Higher designation 

Will Capilano University deliver?

A couple weeks after the province retooled the University Act and granted that esteemed designation to a number of colleges in B.C., there are those who may be tempted to invoke Vancouver’s Trooper. Three Dressed Up as a Nine came out in 1979, and it laments the existence of those seemingly glamorous women who, on closer inspection, are not so attractive.

And so, in that vein, NDP advanced education critic Rob Fleming wonders if the applause surrounding the legislation — which includes Capilano College — is as deserved as it could be.

“It seems to me they want to attract students from other countries instead of supporting students in existing communities,” he said. “I’m not opposed to international students being attracted to our institutions, but if the main reason for renaming your college to a university is to attract international students, I just don’t think that’s good public policy.”

According to Capilano College President Greg Lee, international allure is certainly part of the purpose. Currently, Capilano College has about 4,500 full time equivalency students, said Lee, saying that number jumps by another few thousand if you shake in the international students. Attracting more international fare may not be the main reason Cap College sought the augmented designation, but it’s a contributing factor.
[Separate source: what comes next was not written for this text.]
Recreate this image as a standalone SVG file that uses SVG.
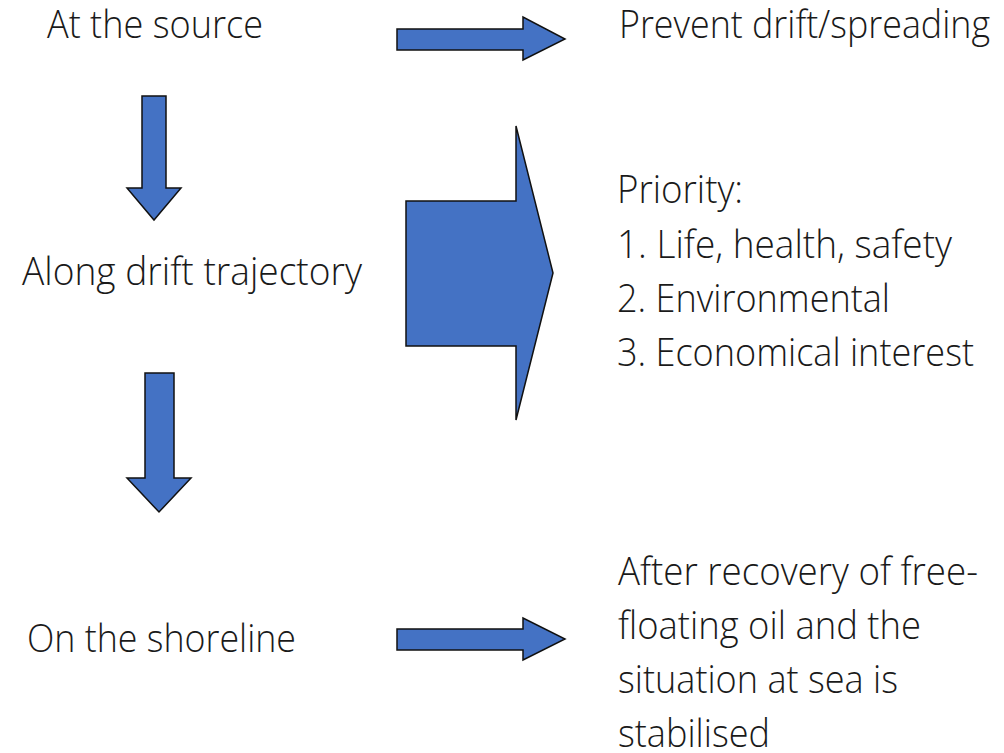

“We think we’ll be able to attract more international students,” Lee said, adding that the economic dividends for the hosting community are substantial. “For every 40 students we bring into the community, we bring in $1 million — someone buying beer and pizza and paying rent.”

The economic implications don’t end there. With a campus located in Squamish, a Capilano University could produce a workforce equipped to propel the knowledge based industry (KBI) that economic planners are trying to establish in the downtown and industrial park. Cap has core competency in tourism and recreation, both of which are fields with KBI implications that have caught the attention of the Squamish Sustainability Corporation (SSC).

“There’s synergies, for sure,” said Brent Leigh, director of the SCC. “As they develop sports groups and libraries and academic capacity, there’ll be infinitely more opportunities for sharing and collaborating than if you didn’t have Cap move to a higher accreditation level.”

“And we anticipate that’s going to happen,” said Lee. “And we’re looking forward to working in that area. Specific plans? Not at this point. It all depends on what resources we can put together.”

As a backdrop to all this, government funding for post-secondary institutions has been ailing, according to Fleming. The Ministry of Advanced Education supports 19 universities and six colleges with a coffer some $2.2 billion in size. Fleming said a $115 million increase was pledged over a three-year service period, but it was suddenly scaled back to $50 million just around the time institutions were tooling their budgets.

“They don’t have a lot of money to absorb that,” he continued, “and they had only two weeks notice. And most places were in the final stages of finalizing their budgets when the ministry did this to them.”

The re-designation spree comes one year after the release of Campus 2020 , a report on the province’s post-secondary education landscape. Of the 52 recommendations, greater access to university educations was a priority.

Premier Gordon Campbell’s sister, Catherine Vertesi, works for Capilano College as VP of education-management and international programs. According to an August 2007 report in The Georgia Straight , she was instrumental in the push for Cap’s re-designation.

Meanwhile, Fleming isn’t quite sure the designation is warranted. “Most of the students at Cap College are from the North Shore. It would be hard to argue that they’re underserved.”

But, said Lee, Cap has no intention of competing with Simon Fraser University or the University of British Columbia.

“That’s silly,” he said, adding that a renewed Cap would be more of a launch pad for students to seek greater specialization with SFU or UBC.

At the moment, it’s too early to tell if Cap will be a target of Trooper’s lilting ire. The details are still quite vaporous.

“Well, immediately, on the ground, (the new designation) doesn’t mean very much at all,” Lee said. “Any expansion of our program depends on money and those other things.”